Leave out the pictures and print only the lines from the one with "Reproduce this chart with Apache ECharts." through the one with "const yTicks = [0, 20, 40, 60, 80, 100];", exactly as they are.
▶
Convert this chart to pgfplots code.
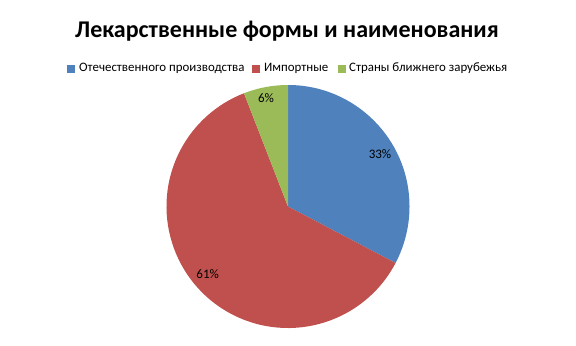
\documentclass[border=0pt]{standalone}
\usepackage{pgfplots}
\pgfplotsset{compat=1.18}
\usepackage{pgfplotstable}
\usepackage{fontspec}
\setmainfont{Carlito}
\definecolor{cBlue}{HTML}{4F81BD}
\definecolor{cRed}{HTML}{C0504D}
\definecolor{cGreen}{HTML}{9BBB59}
\pgfplotstableread{
name value
a 32.7
b 61.4
c 5.9
}\piedata
\begin{document}
\begin{tikzpicture}
\pgfplotstablegetelem{0}{value}\of\piedata \let\va\pgfplotsretval
\pgfplotstablegetelem{1}{value}\of\piedata \let\vb\pgfplotsretval
\pgfplotstablegetelem{2}{value}\of\piedata \let\vc\pgfplotsretval
\pgfmathsetmacro\aA{90-3.6*\va}
\pgfmathsetmacro\aB{\aA-3.6*\vb}
\pgfmathsetmacro\aC{\aB-3.6*\vc}
\begin{axis}[x=1bp,y=1bp,xmin=0,xmax=576,ymin=0,ymax=336,hide axis,clip=false,
  axis line style={draw=none}]
\path (axis cs:0,0) rectangle (axis cs:576,336);
% pie
\fill[cBlue] (axis cs:288,129.5) -- ++(90:121.5bp) arc[start angle=90,end angle=\aA,radius=121.5bp] -- cycle;
\fill[cRed] (axis cs:288,129.5) -- ++(\aA:121.5bp) arc[start angle=\aA,end angle=\aB,radius=121.5bp] -- cycle;
\fill[cGreen] (axis cs:288,129.5) -- ++(\aB:121.5bp) arc[start angle=\aB,end angle=\aC,radius=121.5bp] -- cycle;
% data labels
\node[font=\fontsize{13bp}{15bp}\selectfont,inner sep=0pt] at (axis cs:380,182) {33\%};
\node[font=\fontsize{13bp}{15bp}\selectfont,inner sep=0pt] at (axis cs:266,238.3) {6\%};
\node[font=\fontsize{13bp}{15bp}\selectfont,inner sep=0pt] at (axis cs:207.7,61.7) {61\%};
% title
\node[font=\fontsize{24bp}{28bp}\selectfont\bfseries,anchor=base,inner sep=0pt] at (axis cs:287,298.7) {Лекарственные формы и наименования};
% legend
\fill[cBlue] (axis cs:67,263) rectangle (axis cs:75,271);
\node[font=\fontsize{12.9bp}{15bp}\selectfont,anchor=base west,inner sep=0pt] at (axis cs:79,264.3) {Отечественного производства};
\fill[cRed] (axis cs:252,263) rectangle (axis cs:260,271);
\node[font=\fontsize{12.9bp}{15bp}\selectfont,anchor=base west,inner sep=0pt] at (axis cs:264,264.3) {Импортные};
\fill[cGreen] (axis cs:338,263) rectangle (axis cs:346,271);
\node[font=\fontsize{12.9bp}{15bp}\selectfont,anchor=base west,inner sep=0pt] at (axis cs:349,264.3) {Страны ближнего зарубежья};
\end{axis}
\end{tikzpicture}
\end{document}
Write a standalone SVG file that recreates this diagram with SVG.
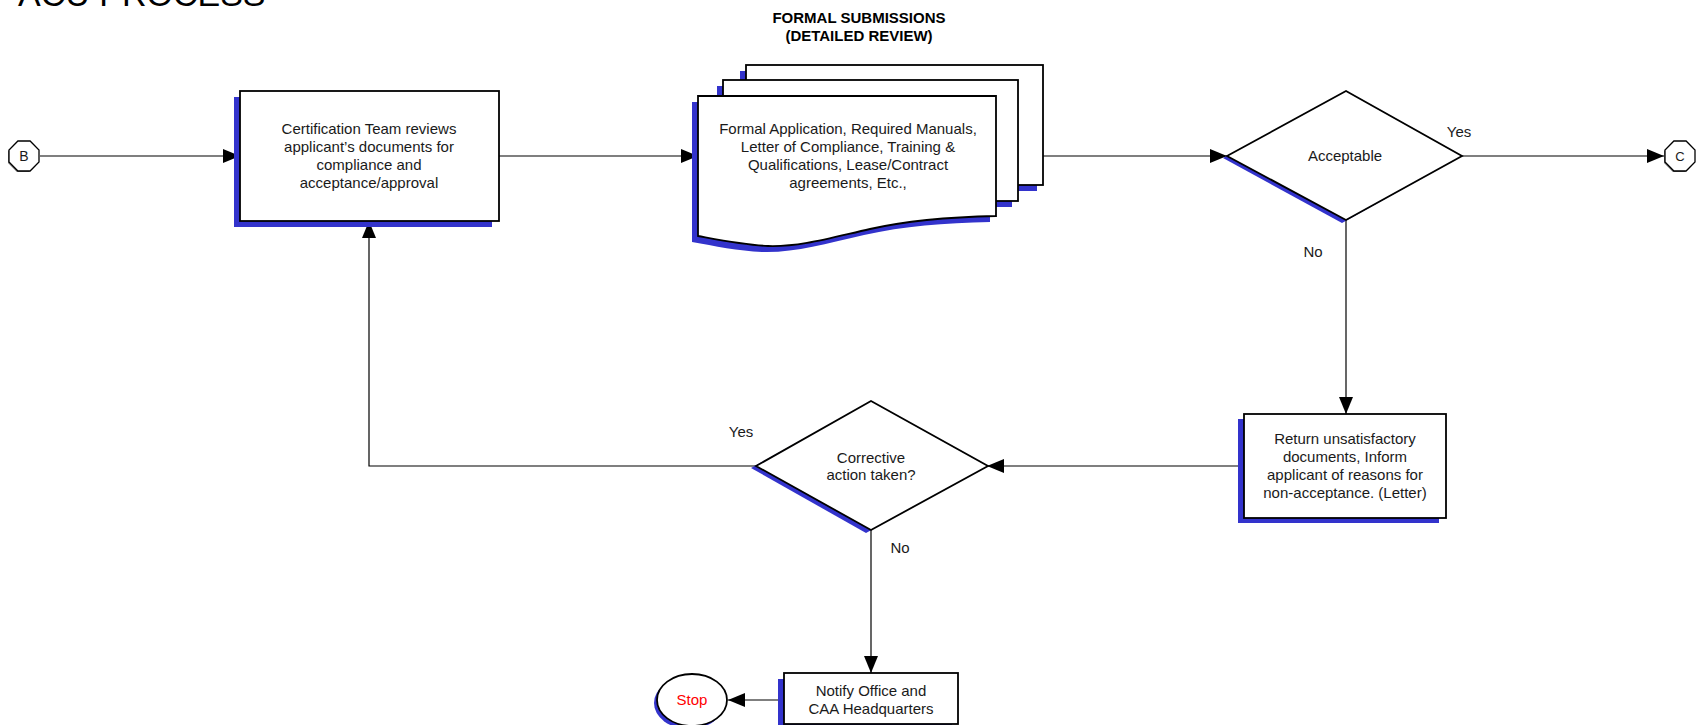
<svg xmlns="http://www.w3.org/2000/svg" width="1701" height="725" viewBox="0 0 1701 725">
<style>
text{font-family:"Liberation Sans",Arial,sans-serif;font-size:15px;fill:#1a1a1a;text-anchor:middle}
.title{font-size:34px;text-anchor:start;fill:#000}
.bold{font-weight:bold;fill:#000}
.shape{fill:#fff;stroke:#000;stroke-width:1.8}
.shadow{fill:#3333cc;stroke:none}
.conn{fill:none;stroke:#000;stroke-width:1.2}
.oct{fill:#fff;stroke:#000;stroke-width:1.3}
.octsh{fill:#777;stroke:none}
</style>
<defs>
<marker id="arr" markerUnits="userSpaceOnUse" markerWidth="18" markerHeight="16" refX="17" refY="7" orient="auto">
<path d="M0,0 L17,7 L0,14 Z" fill="#000"/>
</marker>
</defs>
<rect width="1701" height="725" fill="#fff"/>
<text class="title" x="18" y="6">ACU PROCESS</text>
<g id="heading">
<text class="bold" x="859" y="23">FORMAL SUBMISSIONS</text>
<text class="bold" x="859" y="41">(DETAILED REVIEW)</text>
</g>
<g id="connectors">
<path class="conn" d="M40,156 H240" marker-end="url(#arr)"/>
<path class="conn" d="M499,156 H698" marker-end="url(#arr)"/>
<path class="conn" d="M1043,156 H1227" marker-end="url(#arr)"/>
<path class="conn" d="M1462,156 H1664" marker-end="url(#arr)"/>
<path class="conn" d="M1346,220 V414" marker-end="url(#arr)"/>
<path class="conn" d="M1244,466 H987" stroke="#444" marker-end="url(#arr)"/>
<path class="conn" d="M756,466 H369 V221" marker-end="url(#arr)"/>
<path class="conn" d="M871,530 V673" marker-end="url(#arr)"/>
<path class="conn" d="M784,700 H728" marker-end="url(#arr)"/>
</g>
<g id="B">
<polygon class="octsh" points="17.9,171 9,162 9,150 17.9,141 30.1,141 39,150 39,162 30.1,171" transform="translate(-1,1)"/>
<polygon class="oct" points="17.9,171 9,162 9,150 17.9,141 30.1,141 39,150 39,162 30.1,171"/>
<text x="24" y="161" style="font-size:14px">B</text>
</g>
<g id="review">
<rect class="shadow" x="234" y="97" width="258" height="130"/>
<rect class="shape" x="240" y="91" width="259" height="130"/>
<text x="369" y="134">Certification Team reviews</text>
<text x="369" y="152">applicant’s documents for</text>
<text x="369" y="170">compliance and</text>
<text x="369" y="188">acceptance/approval</text>
</g>
<g id="documents">
<rect class="shadow" x="740" y="71" width="297" height="120"/>
<rect class="shape" x="746" y="65" width="297" height="120"/>
<rect class="shadow" x="717" y="86" width="295" height="121"/>
<rect class="shape" x="723" y="80" width="295" height="121"/>
<path class="shadow" d="M692,102 H990 V222 C944,223 904,226 864,235 C824,244 794,253 762,252 C739,251 714,246 692,242 Z"/>
<path class="shape" d="M698,96 H996 V216 C950,217 910,220 870,229 C830,238 800,247 768,246 C745,245 720,240 698,236 Z"/>
<text x="848" y="134">Formal Application, Required Manuals,</text>
<text x="848" y="152">Letter of Compliance, Training &amp;</text>
<text x="848" y="170">Qualifications, Lease/Contract</text>
<text x="848" y="188">agreements, Etc.,</text>
</g>
<g id="acceptable">
<polygon class="shadow" points="1223,158 1342,94 1458,158 1342,223"/>
<polygon class="shape" points="1227,156 1346,91 1462,156 1346,220"/>
<text x="1345" y="161">Acceptable</text>
<text x="1459" y="137">Yes</text>
<text x="1313" y="257">No</text>
</g>
<g id="C">
<polygon class="octsh" points="1673.9,171 1665,162 1665,150 1673.9,141 1686.1,141 1695,150 1695,162 1686.1,171" transform="translate(-1,1)"/>
<polygon class="oct" points="1673.9,171 1665,162 1665,150 1673.9,141 1686.1,141 1695,150 1695,162 1686.1,171"/>
<text x="1680" y="161" style="font-size:13px">C</text>
</g>
<g id="return">
<rect class="shadow" x="1238" y="419" width="201" height="104"/>
<rect class="shape" x="1244" y="414" width="202" height="104"/>
<text x="1345" y="444">Return unsatisfactory</text>
<text x="1345" y="462">documents, Inform</text>
<text x="1345" y="480">applicant of reasons for</text>
<text x="1345" y="498">non-acceptance. (Letter)</text>
</g>
<g id="corrective">
<polygon class="shadow" points="751,468 866,404 983,468 866,533"/>
<polygon class="shape" points="756,466 871,401 988,466 871,530"/>
<text x="871" y="463">Corrective</text>
<text x="871" y="480">action taken?</text>
<text x="741" y="437">Yes</text>
<text x="900" y="553">No</text>
</g>
<g id="notify">
<rect class="shadow" x="778" y="679" width="174" height="52"/>
<rect class="shape" x="784" y="673" width="174" height="51"/>
<text x="871" y="696">Notify Office and</text>
<text x="871" y="714">CAA Headquarters</text>
</g>
<g id="stop">
<ellipse class="shadow" cx="689" cy="703" rx="35" ry="26"/>
<ellipse class="shape" cx="692" cy="700" rx="35" ry="26"/>
<text x="692" y="705" style="fill:#ff0000">Stop</text>
</g>
</svg>
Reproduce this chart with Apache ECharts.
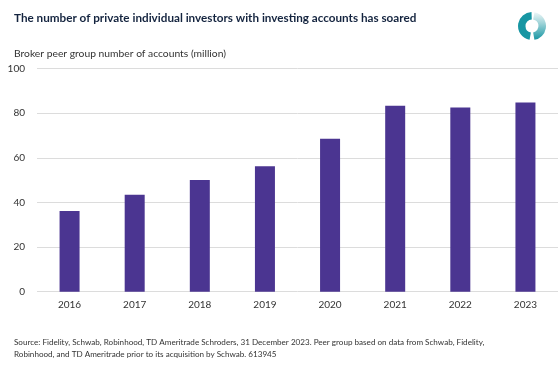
<!DOCTYPE html>
<html>
<head>
<meta charset="utf-8">
<script src="https://cdn.jsdelivr.net/npm/echarts@6/dist/echarts.min.js"></script>
<style>
html,body{margin:0;padding:0;background:#fff;}
#c{width:560px;height:369px;}
</style>
</head>
<body>
<div id="c"></div>
<script>
const categories = ['2016','2017','2018','2019','2020','2021','2022','2023'];
const accounts = [36.2, 43.4, 50.1, 56.2, 68.5, 83.3, 82.5, 84.8];
const yTicks = [0, 20, 40, 60, 80, 100];

const chart = echarts.init(document.getElementById('c'), null, {renderer:'canvas'});
const FONT = 'Lato, "Open Sans", sans-serif';
chart.setOption({
  animation: false,
  backgroundColor: '#fff',
  title: [
    {text: 'The number of private individual investors with investing accounts has soared',
     left: 9, top: 7,
     textStyle: {fontFamily: FONT, fontSize: 11.7, fontWeight: 'bold', color: '#14243f'}},
    {text: 'Broker peer group number of accounts (million)',
     left: 9, top: 44,
     textStyle: {fontFamily: FONT, fontSize: 10.3, fontWeight: 'normal', color: '#333'}},
    {text: 'Source: Fidelity, Schwab, Robinhood, TD Ameritrade Schroders, 31 December 2023. Peer group based on data from Schwab, Fidelity,\nRobinhood, and TD Ameritrade prior to its acquisition by Schwab. 613945',
     left: 9, top: 331,
     textStyle: {fontFamily: FONT, fontSize: 8.1, fontWeight: 'normal', color: '#333', lineHeight: 12}}
  ],
  grid: {left: 37, right: 2, top: 68.5, bottom: 369 - 291.7, containLabel: false},
  xAxis: {
    type: 'category',
    data: categories,
    axisLine: {show: false},
    axisTick: {show: false},
    axisLabel: {fontFamily: FONT, fontSize: 10, color: '#333', margin: 8}
  },
  yAxis: {
    type: 'value',
    min: yTicks[0], max: yTicks[yTicks.length-1], interval: 20,
    axisLine: {show: false},
    axisTick: {show: false},
    axisLabel: {fontFamily: FONT, fontSize: 10, color: '#333', margin: 12},
    splitLine: {lineStyle: {color: '#dcdcdc', width: 1}}
  },
  series: [{
    type: 'bar',
    data: accounts,
    barWidth: 20,
    itemStyle: {color: '#4b3591'}
  }],
  graphic: [
    {type: 'sector', shape: {cx: 532, cy: 26, r: 14, r0: 6.5, startAngle: 100*Math.PI/180, endAngle: 268*Math.PI/180, clockwise: true},
     style: {fill: '#1796a3'}},
    {type: 'sector', shape: {cx: 532, cy: 26, r: 14, r0: 6.5, startAngle: -80*Math.PI/180, endAngle: 80*Math.PI/180, clockwise: true},
     style: {fill: new echarts.graphic.LinearGradient(0, 0, 0, 1, [{offset: 0, color: '#eef7f8'}, {offset: 0.4, color: '#9fd3d8'}, {offset: 1, color: '#1796a3'}])}}
  ]
});
</script>
</body>
</html>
◀
● The output
Reproduce this chart with Apache ECharts.
<!DOCTYPE html>
<html>
<head>
<meta charset="utf-8">
<script src="https://cdn.jsdelivr.net/npm/echarts@6/dist/echarts.min.js"></script>
<style>
html,body{margin:0;padding:0;background:#fff;}
#c{width:560px;height:369px;}
</style>
</head>
<body>
<div id="c"></div>
<script>
const categories = ['2016','2017','2018','2019','2020','2021','2022','2023'];
const accounts = [36.2, 43.4, 50.1, 56.2, 68.5, 83.3, 82.5, 84.8];
const yTicks = [0, 20, 40, 60, 80, 100];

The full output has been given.